En revanche, il peut être proposé d'imposer une règle aux termes de laquelle, dans les instances territoriales des fédérations, le poids relatif d'un des deux sexes ne peut être supérieur de plus de 10 points à son poids parmi les licenciés au niveau national 42 ( * ) .

Ainsi, une fédération dont 20 % des licences sont délivrées à des femmes devrait garantir la présence d'au moins 10 % de femmes au sein des instances dirigeantes de ses organes locaux.

Proposition 18 : Définir une proportion minimale de membres de chaque sexe au sein des instances territoriales des fédérations sportives en cohérence avec la proportion de chaque genre parmi les licenciés .


* 32 Loi n° 2014-873 du 4 août 2014 pour l'égalité réelle entre les femmes et les hommes.

* 33 Les règles relatives à la parité sont donc de niveau législatif alors que l'ensemble des autres règles encadrant les statuts des fédérations agréées relèvent de dispositions règlementaires et en partie des dispositions obligatoires énumérées à l'annexe I-5.

* 34 En outre, parmi les deux membres de droit, l'un (la présidente de la Ligue de football professionnel) est une femme.

* 35 La loi du 4 août 2014 a permis, pour le premier renouvellement des instances dirigeantes suivant sa promulgation, que la proportion de membres du sexe le moins représenté soit au moins égale à sa proportion parmi les licenciés.

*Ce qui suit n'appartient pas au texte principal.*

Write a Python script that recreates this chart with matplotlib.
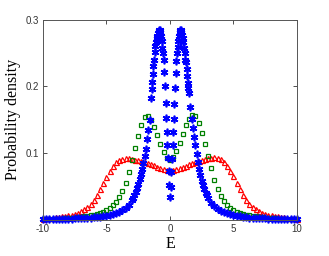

* 36 Dans le cadre d'un scrutin plurinominal, il est possible d'imposer la parité et même l'alternance sur chaque liste de candidats. En revanche, la représentation de la ou des listes minoritaires ne permet pas de garantir la parité dans la composition de l'instance.

* 37 Source : FFF.

* 38 Source : FFR.

* 39 La FFF compte environ 198 000 femmes parmi ses 1,93 million de licenciés. La FFR estime que les femmes représentent 10,2 % des pratiquants du rugby. Il convient de noter que la progression du nombre de femmes et d'hommes licenciés de ces deux fédérations a connu une évolution inverse au cours des dernières années.

* 40 Source : Ministère des sports, Pôle ressources national «Sport, éducation, mixités, citoyenneté», chiffres clés de la féminisation du sport 2014. Dans certaines petites fédérations, le nombre de femmes parmi les licenciés peut même apparaître anecdotique : 40 sur 1 726 pour la Fédération française nautique de pêche sportive en apnée, 65 sur 1 113 pour la Fédération française de motonautique.

* 41 Dispositions annexes aux statuts de la FFF : statuts-types des Ligues et des Districts, art. 13.

* 42 S'il peut exister des disparités régionales entre le taux de féminisation de chaque discipline, retenir la part de chaque sexe au niveau national est sans doute plus simple et permet à chaque fédération de fixer une règle unique applicable à chacune de ses instances déconcentrées.